TASK DESCRIPTION:
Write out the listing, please, but only from its first line through the line containing "plt.rcParams['font.family'] = ['Lato', 'DejaVu", exactly as given and without pictures.

GIVEN INFORMATION:
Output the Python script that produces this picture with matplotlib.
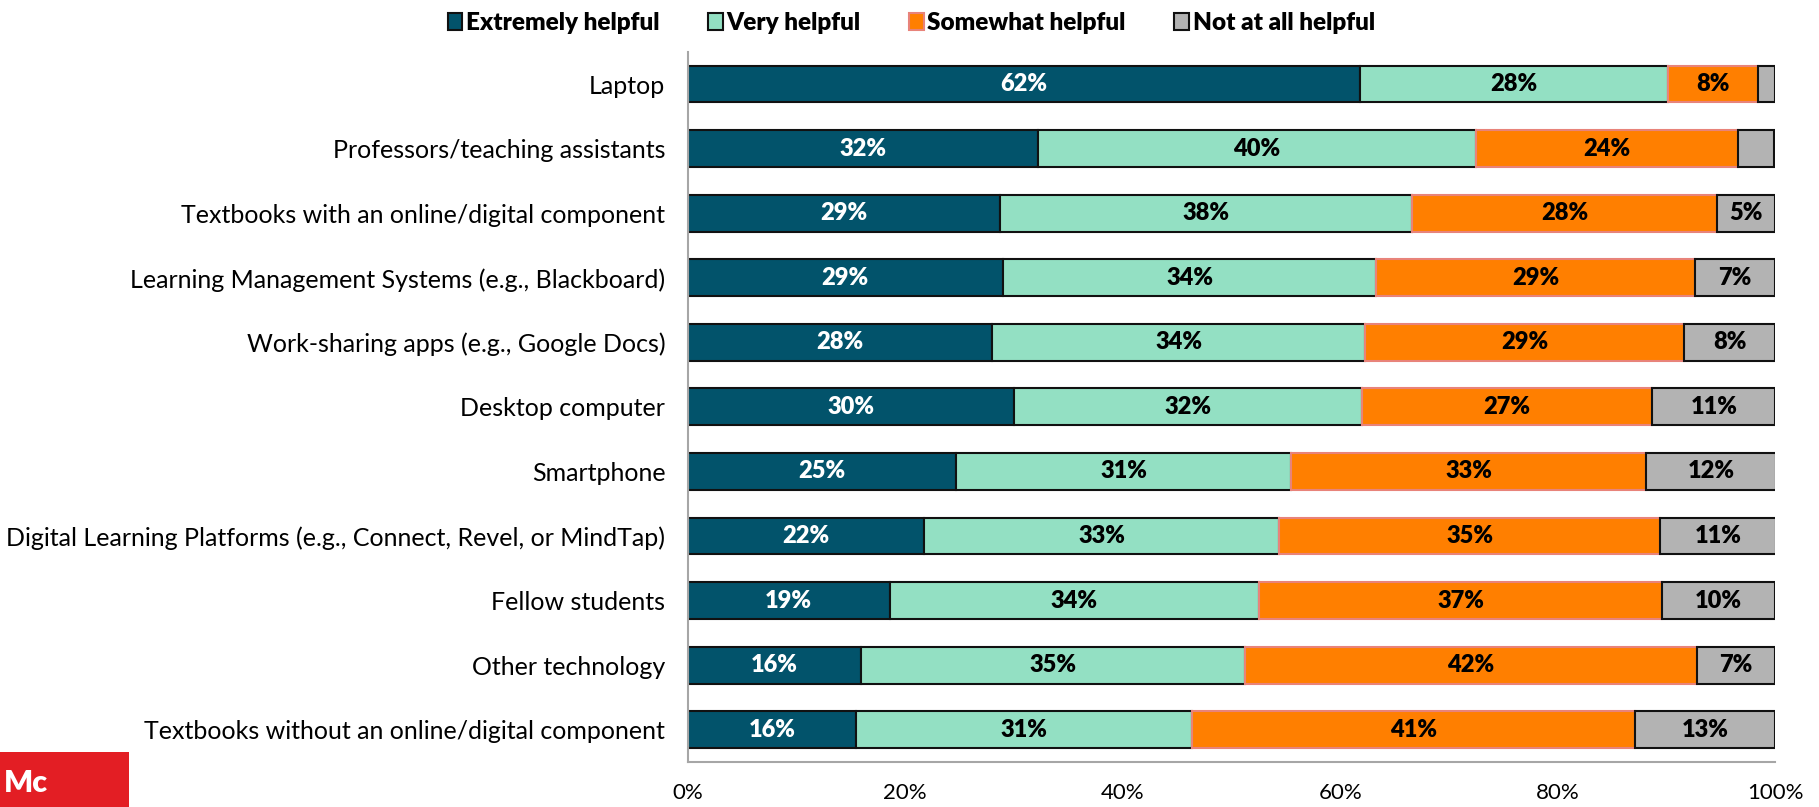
import matplotlib.pyplot as plt
import matplotlib.patches as mpatches
import numpy as np

plt.rcParams['font.family'] = ['Lato', 'DejaVu Sans']

categories = ['Laptop',
              'Professors/teaching assistants',
              'Textbooks with an online/digital component',
              'Learning Management Systems (e.g., Blackboard)',
              'Work-sharing apps (e.g., Google Docs)',
              'Desktop computer',
              'Smartphone',
              'Digital Learning Platforms (e.g., Connect, Revel, or MindTap)',
              'Fellow students',
              'Other technology',
              'Textbooks without an online/digital component']

extremely = [61.8, 32.2, 28.7, 29.0, 28.0, 30.0, 24.7, 21.7, 18.6, 15.9, 15.5]
very      = [28.3, 40.3, 37.9, 34.3, 34.3, 32.0, 30.8, 32.7, 33.9, 35.3, 30.9]
somewhat  = [8.3, 24.1, 28.0, 29.3, 29.3, 26.7, 32.6, 35.0, 37.1, 41.6, 40.7]
not_at_all = [1.6, 3.3, 5.4, 7.4, 8.4, 11.3, 12.0, 10.7, 10.4, 7.2, 12.9]

series = ['Extremely helpful', 'Very helpful', 'Somewhat helpful', 'Not at all helpful']
colors = ['#02536B', '#93E0C3', '#FF7F00', '#B3B3B3']
edges = ['#111111', '#111111', '#E8837A', '#111111']
text_colors = ['white', 'black', 'black', 'black']
min_label = 4.0

fig = plt.figure(figsize=(18.19, 8.07), dpi=100)
ax = fig.add_axes([0.378, 0.0558, 0.598, 0.88])

y = np.arange(len(categories))
left = np.zeros(len(categories))
handles = []
for vals, col, ec, tc, name in zip([extremely, very, somewhat, not_at_all],
                                   colors, edges, text_colors, series):
    vals = np.array(vals)
    ax.barh(y, vals, left=left, height=0.57, color=col, edgecolor=ec, linewidth=1.5)
    for yi, l, v in zip(y, left, vals):
        if v >= min_label:
            ax.text(l + v / 2, yi, '%d%%' % round(v), ha='center', va='center',
                    color=tc, fontsize=17, fontweight='heavy')
    left = left + vals
    handles.append(mpatches.Patch(facecolor=col, edgecolor=ec, linewidth=1.5, label=name))

ax.set_xlim(0, 100)
ax.set_ylim(10.5, -0.5)
ax.set_yticks(y)
ax.set_yticklabels(categories, fontsize=18)
ax.set_xticks([0, 20, 40, 60, 80, 100])
ax.set_xticklabels(['0%', '20%', '40%', '60%', '80%', '100%'], fontsize=16)
ax.tick_params(axis='y', length=0, pad=16)
ax.tick_params(axis='x', length=0, pad=15)
for s in ['top', 'right']:
    ax.spines[s].set_visible(False)
ax.spines['left'].set_color('#A6A6A6')
ax.spines['bottom'].set_color('#A6A6A6')
ax.spines['left'].set_linewidth(1.5)
ax.spines['bottom'].set_linewidth(1.5)

leg = fig.legend(handles=handles, loc='center', bbox_to_anchor=(0.501, 0.972), ncol=4,
                 frameon=False, prop={'size': 17.5, 'weight': 'heavy'},
                 handlelength=0.6, handleheight=0.7, handletextpad=0.15, columnspacing=2.0)

# red logo strip bottom-left
fig.patches.append(mpatches.Rectangle((0, 0), 129 / 1819, 55 / 807, transform=fig.transFigure,
                                      facecolor='#E31E24', edgecolor='none'))
fig.text(0.002, 0.03, 'Mc', ha='left', va='center', color='white', fontsize=22,
         fontweight='heavy')

fig.savefig('out.png', dpi=100)
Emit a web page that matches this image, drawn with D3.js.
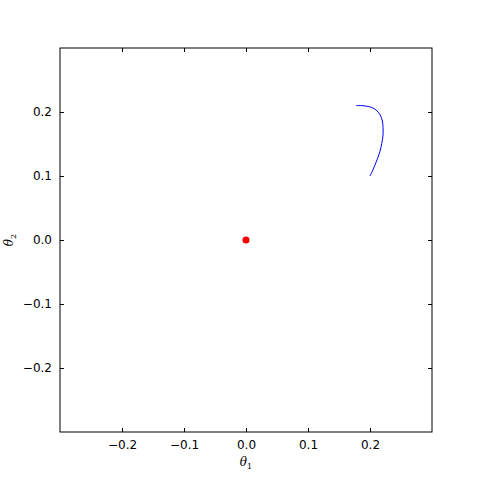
<!DOCTYPE html>
<html>
<head>
<meta charset="utf-8">
<script src="https://cdn.jsdelivr.net/npm/d3@7"></script>
<style>
  body { margin: 0; background: #fff; }
  .tick text { font-family: "DejaVu Sans", sans-serif; font-size: 12px; fill: #000; }
  .lab { font-family: "DejaVu Serif", serif; font-style: italic; font-size: 12px; }
</style>
</head>
<body>
<div id="chart"></div>
<script>
// trajectory of (theta1, theta2)
var theta1 = [0.200, 0.204, 0.208, 0.212, 0.216, 0.219, 0.221, 0.221, 0.220, 0.216, 0.210, 0.203, 0.195, 0.187, 0.178];
var theta2 = [0.100, 0.108, 0.117, 0.127, 0.138, 0.151, 0.164, 0.176, 0.186, 0.196, 0.203, 0.207, 0.209, 0.210, 0.210];
var optimum = [[0, 0]];
var xticks = [-0.2, -0.1, 0.0, 0.1, 0.2];
var yticks = [-0.2, -0.1, 0.0, 0.1, 0.2];

var mLeft = 60, mTop = 48, w = 372, h = 384;

var x = d3.scaleLinear().domain([-0.3, 0.3]).range([0, w]);
var y = d3.scaleLinear().domain([-0.3, 0.3]).range([h, 0]);

var fmt = function(d){ return d3.format(".1f")(d).replace("-", "\u2212"); };

var svg = d3.select("#chart").append("svg")
    .attr("width", 480)
    .attr("height", 480);
var vis = svg.append("g").attr("transform", "translate(" + mLeft + "," + mTop + ")");

// ticks point inward, on all four sides
vis.append("g")
    .attr("transform", "translate(0," + h + ")")
    .call(d3.axisBottom(x).tickValues(xticks).tickFormat(fmt).tickSizeInner(-4).tickSizeOuter(0).tickPadding(8));
vis.append("g")
    .call(d3.axisTop(x).tickValues(xticks).tickFormat("").tickSizeInner(-4).tickSizeOuter(0));
vis.append("g")
    .call(d3.axisLeft(y).tickValues(yticks).tickFormat(fmt).tickSizeInner(-4).tickSizeOuter(0).tickPadding(8));
vis.append("g")
    .attr("transform", "translate(" + w + ",0)")
    .call(d3.axisRight(y).tickValues(yticks).tickFormat("").tickSizeInner(-4).tickSizeOuter(0));
vis.selectAll(".domain").remove();

vis.append("rect")
    .attr("width", w).attr("height", h)
    .attr("fill", "none").attr("stroke", "#000").attr("stroke-width", 1);

var line = d3.line()
    .x(function(d){ return x(d[0]); })
    .y(function(d){ return y(d[1]); })
    .curve(d3.curveCatmullRom);

vis.append("path")
    .datum(d3.zip(theta1, theta2))
    .attr("d", line)
    .attr("fill", "none")
    .attr("stroke", "blue")
    .attr("stroke-width", 1);

vis.selectAll("circle")
    .data(optimum)
  .enter().append("circle")
    .attr("cx", function(d){ return x(d[0]); })
    .attr("cy", function(d){ return y(d[1]); })
    .attr("r", 3.5)
    .attr("fill", "red");

svg.append("text").attr("class", "lab")
    .attr("x", mLeft + w / 2).attr("y", 466)
    .attr("text-anchor", "middle")
    .html("θ<tspan dy='3' font-size='8' font-style='normal'>1</tspan>");

svg.append("text").attr("class", "lab")
    .attr("transform", "translate(13," + (mTop + h / 2) + ") rotate(-90)")
    .attr("text-anchor", "middle")
    .html("θ<tspan dy='3' font-size='8' font-style='normal'>2</tspan>");
</script>
</body>
</html>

EXPECTED ANSWER:
Output the Python script that produces this picture with matplotlib.
import matplotlib.pyplot as plt
import matplotlib.patches as mpatches
import numpy as np

plt.rcParams['font.family'] = ['Lato', 'DejaVu Sans']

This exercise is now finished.